In particular with Luke Evans, Sarah Gadon and Art Parkinson, you used up-and-coming talent as opposed to major, established stars, which was really interesting. What was your experience of casting and working with them?
“What attracted me first and foremost were actors who were hungry, who had read the script and knew the characters. I sat down and talked with a lot of actors, and it was the ones that had really taken in the character that I was most interested in.

“Luke was the first actor I spoke to for Dracula and the last actor I spoke to. There was nobody else. He just had the part down and looked the part, it was just brilliant. With Mirena [played by Sarah Gadon], I’d spoken to a couple of actresses and when I sat down with Sarah, her articulation grabbed me and the fact that she’s a cinephile. She’s worked on Cronenberg movies and she does all these tiny independent films, even though she looks like a movie star. She can do whatever she wants because she has the range to go from big films to small films. I knew with Sarah and with Luke that if I was getting pressure from the studio, these guys would be able to support me and work with me through the scenes. I was extremely lucky and I would not change it for the world.

“As for Art Parkinson, he’s a superstar in the making. He has the balance and the mentality of someone years ahead of himself. A lot of it comes from his family and his mother, Myfanwy, who keep him grounded. I think he’s going to do really well and I feel very lucky to have had a chance to work with him while he was young and fairly cheap!”

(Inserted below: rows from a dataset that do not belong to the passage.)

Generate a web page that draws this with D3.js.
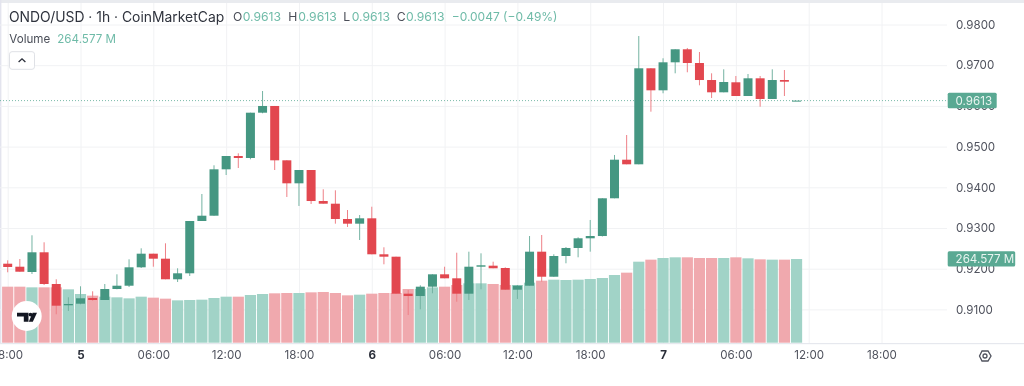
<!DOCTYPE html>
<html><head><meta charset="utf-8">
<style>html,body{margin:0;padding:0;background:#fff;overflow:hidden}svg{display:block;filter:blur(.35px)}text{font-family:Inter,"Noto Sans",sans-serif}</style>
<script src="https://cdnjs.cloudflare.com/ajax/libs/d3/7.8.5/d3.min.js"></script>
</head><body><svg id="c" width="1024" height="386"></svg>
<script>
const hours=d3.range(66);
const open=[.92123,.92049,.91919,.92403,.91624,.91101,.9114,.9128,.91231,.91501,.91582,.92034,.92369,.92246,.9174,.91887,.93172,.93302,.94442,.94769,.9472,.95833,.95998,.94663,.94098,.94425,.93663,.93597,.93221,.93106,.93238,.92354,.92295,.91386,.91329,.91558,.91862,.91764,.91386,.92049,.92074,.92017,.91484,.91582,.92418,.91803,.92312,.92509,.92747,.92803,.9373,.94678,.94565,.96924,.96383,.97071,.97391,.97054,.96636,.96334,.9658,.96243,.96678,.9617,.96636,.9613];
const close=[.92042,.91926,.92403,.91624,.91091,.91133,.91273,.91231,.91501,.91582,.92034,.92369,.92246,.9174,.91887,.93172,.93302,.94442,.94769,.9472,.95833,.95998,.94663,.94098,.94425,.93663,.93597,.93221,.93106,.93238,.92354,.92295,.91386,.91329,.91558,.91862,.91764,.91386,.92049,.92084,.9201,.91484,.91582,.92418,.91803,.92312,.92509,.92747,.92803,.9373,.94678,.94565,.96924,.96383,.97071,.97391,.97054,.96636,.96334,.96587,.96243,.96678,.9617,.96636,.96595,.9613];
const high=[.92206,.92238,.92821,.92649,.9174,.91297,.91568,.91445,.91624,.91862,.92231,.92501,.92369,.92624,.9201,.93172,.93835,.94541,.94769,.94835,.95833,.96366,.95998,.94663,.94425,.94425,.93951,.93926,.93442,.93319,.93523,.92526,.92295,.91477,.91592,.91862,.92049,.92393,.92418,.92378,.92172,.92034,.916,.92803,.92828,.92354,.92533,.92772,.93197,.9373,.94794,.95285,.97717,.96924,.9717,.97391,.97423,.97324,.96801,.96899,.96735,.96784,.96735,.96899,.96882,.9613];
const low=[.91912,.91926,.9187,.916,.9088,.90961,.91125,.91214,.91231,.91494,.9155,.92017,.92049,.9174,.91673,.91821,.93172,.93302,.94302,.94474,.94688,.95818,.94425,.93762,.93541,.9359,.93597,.93106,.93025,.92705,.92354,.92108,.91386,.90862,.91002,.91396,.91764,.91189,.91231,.91494,.9201,.91484,.91256,.91582,.91681,.91803,.92133,.9228,.92418,.92791,.9373,.94565,.94565,.95858,.9631,.96801,.96826,.96506,.96194,.96334,.96243,.96243,.9598,.9617,.96243,.9613];
const volume=[177.1,177.1,175,175,175,168.7,153.9,148.7,145.5,143.4,140.2,145.5,142.4,139.2,133.9,135,136,141.3,145.5,145.5,150.8,153.9,156.1,157.1,157.1,159.2,160.3,157.1,149.7,151.8,155,157.1,157.1,169.7,169.7,175,177.1,182.4,187.7,187.7,185.6,182.4,182.4,189.8,196.1,199.2,198.2,199.2,201.4,204.5,214,221.4,256.1,262.5,267.7,269.9,269.9,267.7,267.7,267.7,269.9,266.7,263.5,262.5,262.5,264.577];
const priceTicks=[.98,.97,.96,.95,.94,.93,.92,.91];
const timeLabels=["18:00","5","06:00","12:00","18:00","6","06:00","12:00","18:00","7","06:00","12:00","18:00"];
const timePos=[0,6,12,18,24,30,36,42,48,54,60,66,72];
const lastPrice=.9613,lastVolume=264.577;
const GREEN="#459782",RED="#e2474f",TXT="#50535e",TAG="#5aa993";

const W=1024,H=386,axisX=947,axisY=343;
const svg=d3.select("#c");
const x=d3.scaleLinear().domain([0,72]).range([7.7,881.5]);
const y=d3.scaleLinear().domain([.91,.98]).range([309.4,24.5]);
const v=d3.scaleLinear().domain([0,lastVolume]).range([axisY-.3,259]);

svg.append("rect").attr("width",W).attr("height",3).attr("fill","#e9ebef");
svg.append("rect").attr("x",0).attr("width",1.4).attr("height",axisY).attr("fill","#e3e4ee");

// grid via axes
svg.append("g").attr("transform",`translate(0,${axisY})`)
 .call(d3.axisBottom(x).tickValues(timePos).tickSize(-(axisY-3)).tickFormat(""))
 .call(g=>{g.select(".domain").remove();g.selectAll("line").attr("stroke","#f1f2f4")});
svg.append("g").attr("transform",`translate(${axisX},0)`)
 .call(d3.axisLeft(y).tickValues(priceTicks).tickSize(axisX).tickFormat(""))
 .call(g=>{g.select(".domain").remove();g.selectAll("line").attr("stroke","#f1f2f4")});

// volume
const bw=11.2;
svg.append("g").selectAll("rect").data(hours).join("rect")
 .attr("x",i=>x(i)-bw/2).attr("width",bw).attr("y",i=>v(volume[i])).attr("height",i=>v(0)-v(volume[i]))
 .attr("fill",i=>close[i]>=open[i]?"#a1d3c7":"#f0a9ae");

// last price line
svg.append("line").attr("x1",0).attr("x2",axisX).attr("y1",y(lastPrice)).attr("y2",y(lastPrice))
 .attr("stroke","#5aa993").attr("stroke-dasharray","1 2").attr("opacity",.8);

// candles
const cw=9;
const g=svg.append("g");
g.selectAll("line").data(hours).join("line")
 .attr("x1",x).attr("x2",x).attr("y1",i=>y(high[i])).attr("y2",i=>y(low[i]))
 .attr("stroke",i=>close[i]>=open[i]?"#74b3a2":"#ee8087").attr("stroke-width",1);
g.selectAll("rect").data(hours).join("rect")
 .attr("x",i=>x(i)-cw/2).attr("width",cw)
 .attr("y",i=>y(Math.max(open[i],close[i])))
 .attr("height",i=>Math.max(1,Math.abs(y(open[i])-y(close[i]))))
 .attr("fill",i=>close[i]>=open[i]?GREEN:RED);

// axis lines and labels
svg.append("rect").attr("x",0).attr("y",axisY).attr("width",W).attr("height",1.2).attr("fill","#e6e8ee");
const py=svg.append("g").attr("transform",`translate(${axisX},0)`)
 .call(d3.axisRight(y).tickValues(priceTicks).tickSize(0).tickPadding(9).tickFormat(d3.format(".4f")));
py.select(".domain").remove();
py.selectAll("text").attr("fill",TXT).attr("font-size",11.6).style("font-family","Inter");
const px=svg.append("g").attr("transform",`translate(0,${axisY})`)
 .call(d3.axisBottom(x).tickValues(timePos).tickSize(0).tickPadding(8).tickFormat((d,i)=>timeLabels[i]));
px.select(".domain").remove();
px.selectAll("text").attr("fill",(d,i)=>timeLabels[i].length==1?"#2a2e39":TXT)
 .attr("font-weight",(d,i)=>timeLabels[i].length==1?700:400)
 .attr("font-size",11.6).style("font-family","Inter");

// tags
function tag(yy,w,label){
 svg.append("rect").attr("x",axisX+.7).attr("y",yy-7.8).attr("width",w).attr("height",15.4).attr("rx",1.5).attr("fill",TAG);
 svg.append("text").attr("x",axisX+8.6).attr("y",yy+4.2).attr("fill","#e8f4f0").attr("font-size",11.6).text(label);
}
tag(y(lastPrice),49,d3.format(".4f")(lastPrice));
tag(v(lastVolume),67.5,"264.577 M");

// legend
const t=(xx,yy,s,c,fs)=>svg.append("text").attr("x",xx).attr("y",yy).attr("fill",c).attr("font-size",fs).text(s);
t(9,22.3,"ONDO/USD · 1h · CoinMarketCap","#30343e",13.9);
const LG="#6fbba8",DK="#4a4e58";
[["O",233,242.7],["H",288.3,298.3],["L",343.3,351.7],["C",396.7,406]].forEach(([s,a,b])=>{
 t(a,21,s,DK,12.2);t(b,21,"0.9613",LG,12.2);});
t(451.7,21,"−0.0047 (−0.49%)",LG,12);
t(9.3,42.7,"Volume",DK,11.6);t(57.3,42.7,"264.577 M",LG,11.6);

// collapse button
svg.append("rect").attr("x",9.5).attr("y",51.7).attr("width",25).attr("height",17.6).attr("rx",2.5).attr("fill","#fff").attr("stroke","#dfe1e6");
svg.append("path").attr("d","M18.6 62 L22 58.8 L25.4 62").attr("fill","none").attr("stroke","#2a2e39").attr("stroke-width",1.3);

// logo
svg.append("circle").attr("cx",26.7).attr("cy",316).attr("r",15).attr("fill","#fff");
svg.append("path").attr("d","M17 312.7 H28.5 V321.7 H23.8 V316.6 H17 Z M32.8 321.7 L37 312.7 H32.6 L28.8 321.7 Z").attr("fill","#131722");
svg.append("circle").attr("cx",30.5).attr("cy",314.6).attr("r",1.9).attr("fill","#131722");

// settings icon
svg.append("path").attr("d","M979.5 356 L982 351 H988 L991 356 L988 361 H982 Z").attr("fill","none").attr("stroke","#50535e").attr("stroke-width",1.3);
svg.append("circle").attr("cx",985).attr("cy",356).attr("r",2).attr("fill","none").attr("stroke","#50535e").attr("stroke-width",1.3);
</script></body></html>
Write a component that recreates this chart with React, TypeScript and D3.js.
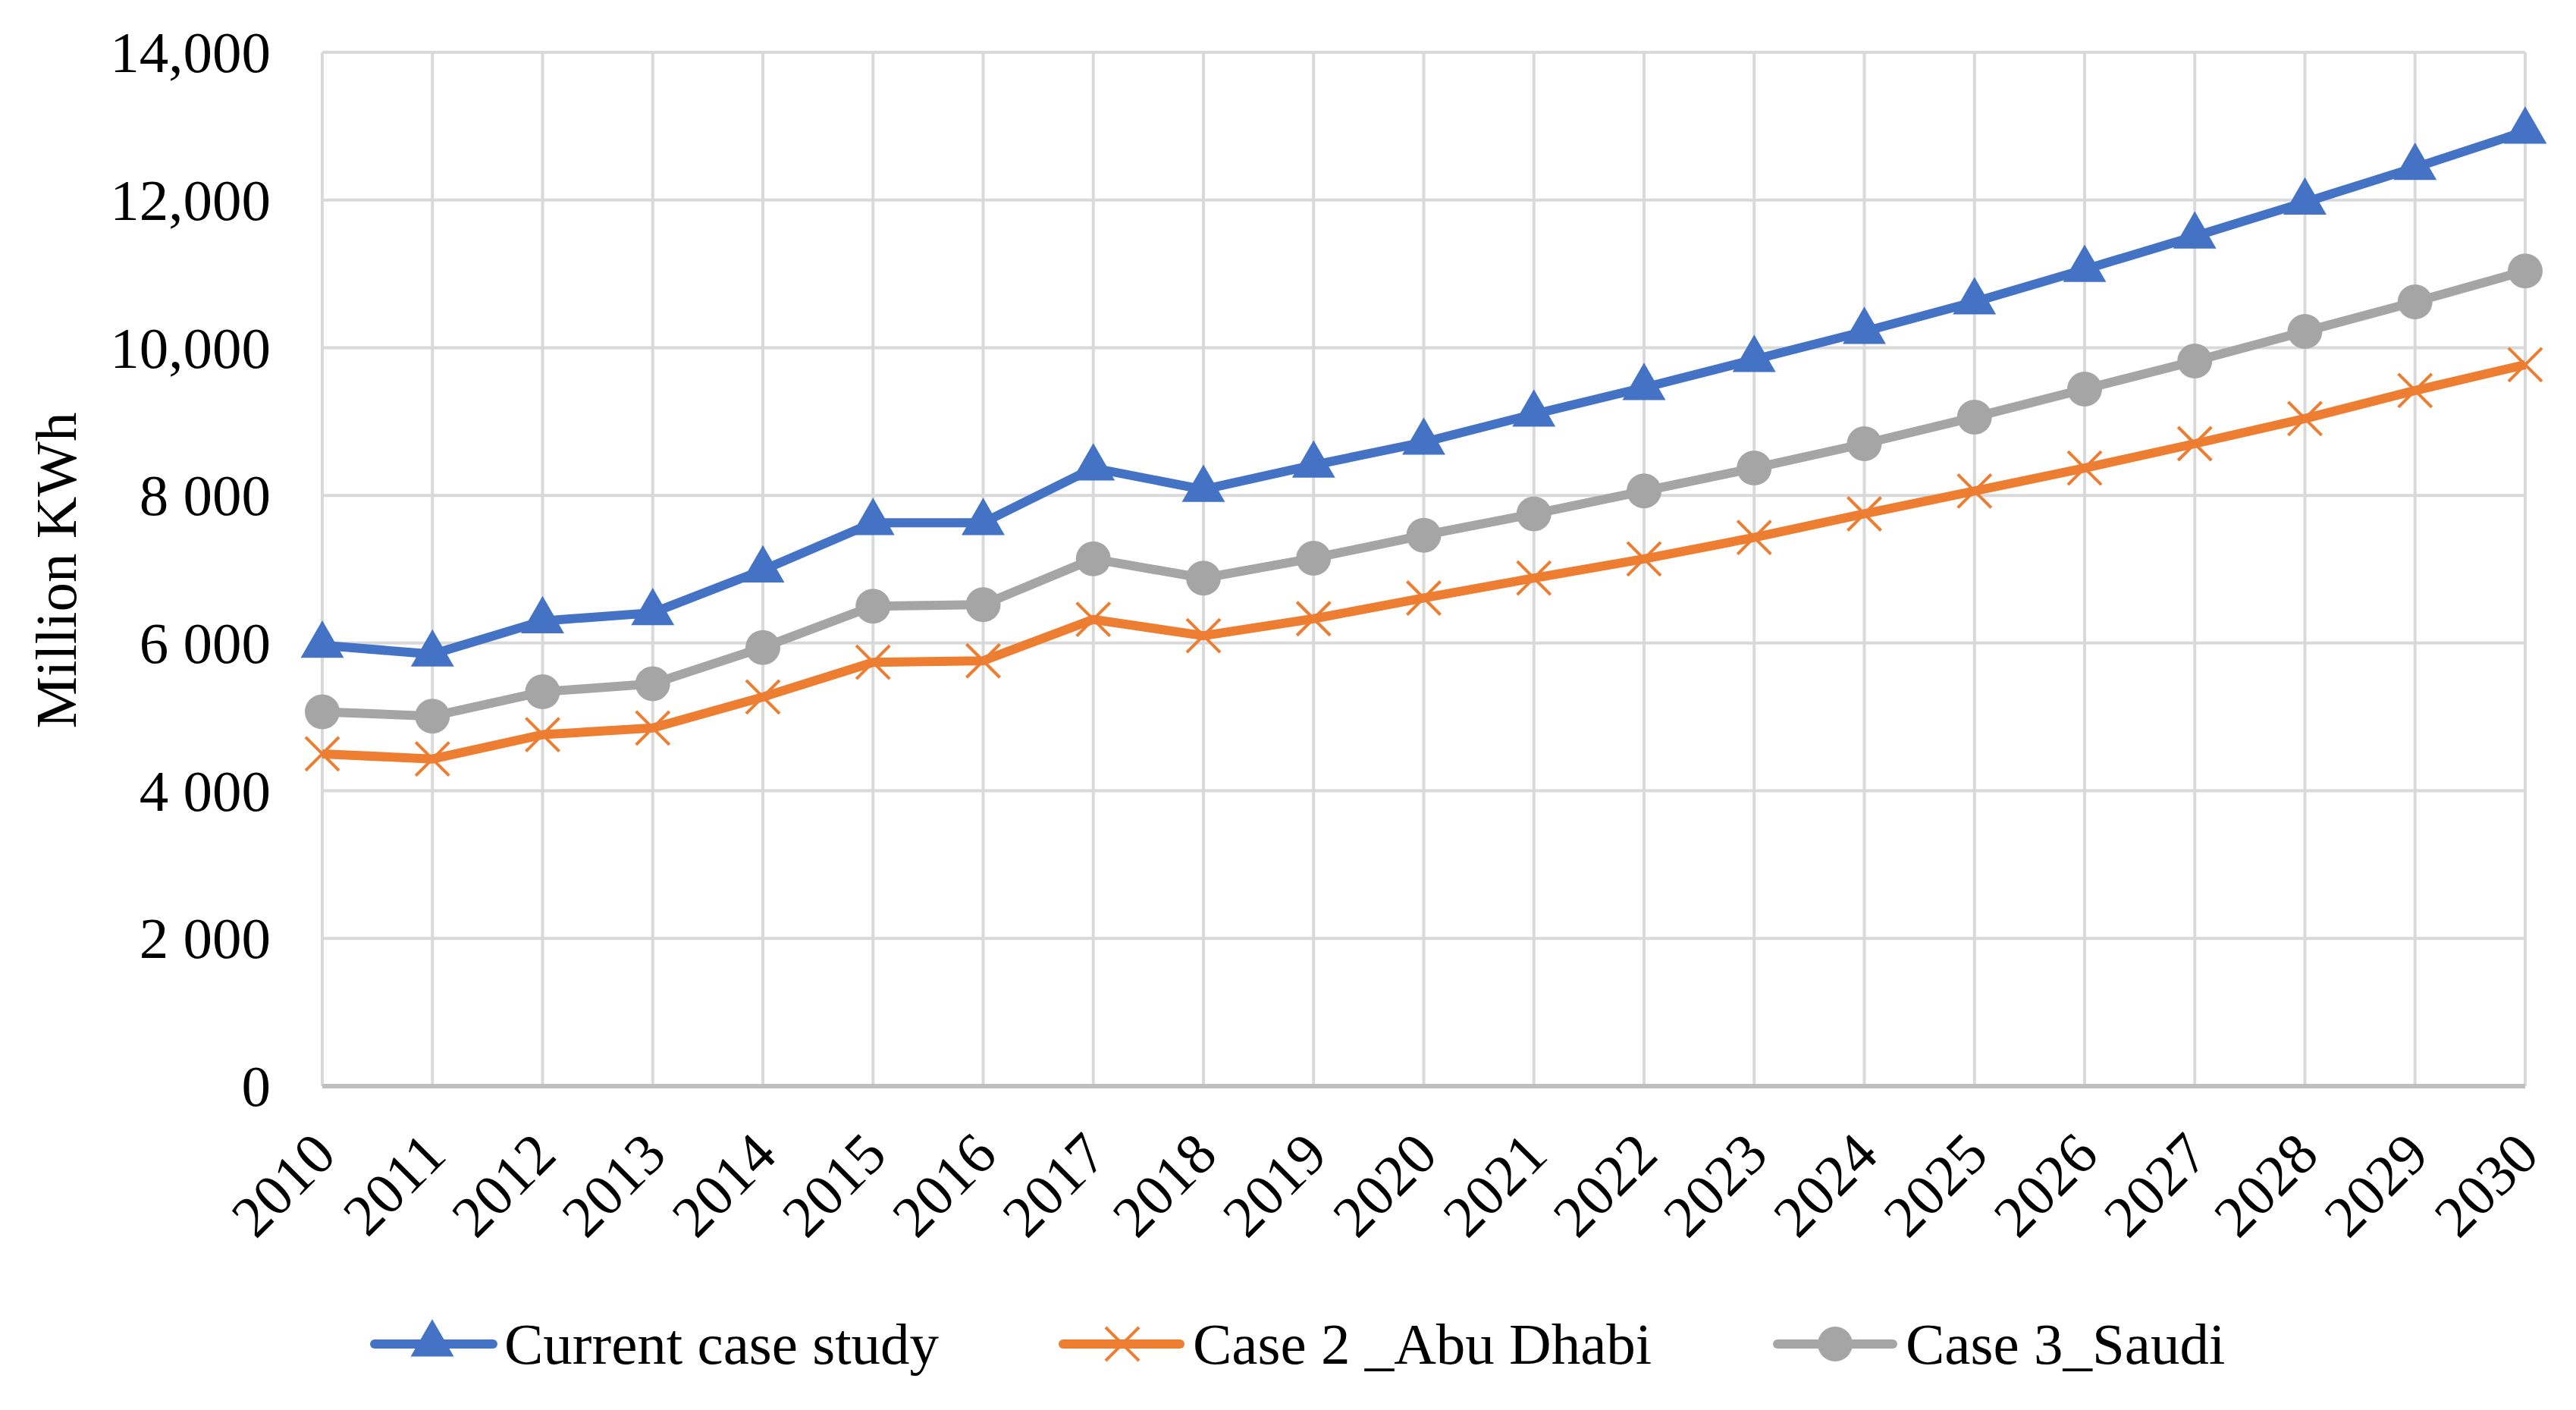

Were there a lot of Irish cast and crew involved in the production?
“There was a good bit of crew. Starting off the director was Irish! My set decorator, Paki Smith was Irish, he was amazing. He’s done work for Christopher Nolan as well and is really phenomenal. We had a lot of model makers who were Irish; I had gone to college with them in Dun Laoghaire so it was lovely to see them. We had some of the greens people, some of the production design department, a lot of costume crew, and a lot of hair and make-up were coming up for the huge scenes. Most of our heads of departments though were from the US, some from the UK, and one from New Zealand. So it was a mixed bag overall.”

The visual effects were another very impressive part of the film. What would you say was the most challenging aspect of ‘Dracula Untold’ in terms of VFX?
“Getting everything finished. There was just never enough time. Thankfully the studio didn’t push us to do it in 3D, the biggest we were going to do was IMAX, but that’s also scary because you know every day when you’re looking at these effects that this is going to be projected four times the size of what you can see in the Savoy cinema, Screen 1. But I had a brilliant VFX supervisor, Christian Manz, as well as the entire Frame Store machine working behind this film in their Montreal and London offices churning out the work. It was a scramble to get everything done.”

What do you hope people will take away from the film?
“I don’t think people have very high expectations of a Dracula film because they know what they’ve seen before. Hopefully the experience they will have after is ‘I was not expecting that and I actually found escapism for my time there in the cinema’. The films that I love are the ones that you just forget yourself in for those few hours and I hope that people feel that too.”

Would you like to make similar big budget, fantasy productions in the future or something in another genre?
“I don’t mind, I want to challenge myself to take on any story of any level. It only comes down to story and characters, that’s the only thing that matters. Even if it’s two people in a room talking, I’m very happy to do that. My favourite scene in the entire film is of two people talking and that’s Vlad and the master vampire. In terms of if I had a dream project, I’d love to do a western or I’d love to do Lone Wolf and Cub in Japanese.

“I set up a production company last year with Jonathon Loughran who used to run the Irish Film Board in LA, so we have a company called ArtCastle. We’re developing projects through our own slate so the ideal situation would be making films where I could control every aspect of a film from a creative point of view, and not have to make any compromises based on demographics, which inevitably happens with the studio system. We’ve got a couple of really good projects sitting there at the moment so we’ll see what happens.”

Do you think there could be a sequel to ‘Dracula Untold’?
“The only people that can judge if there’s a sequel is the audience. The studio is completely reliant on the film doing well and people voting with their feet. As for would I go back and do a sequel, I think there is unfinished business there but it’s all based on the right script. I’d like to see Vlad in a different time and place, because we know this film happens 450 years before Bram Stoker’s Dracula so there’s a little bit of time to explore in between, and maybe a little after.”

Universal Pictures is distributing the film, which is out this Friday.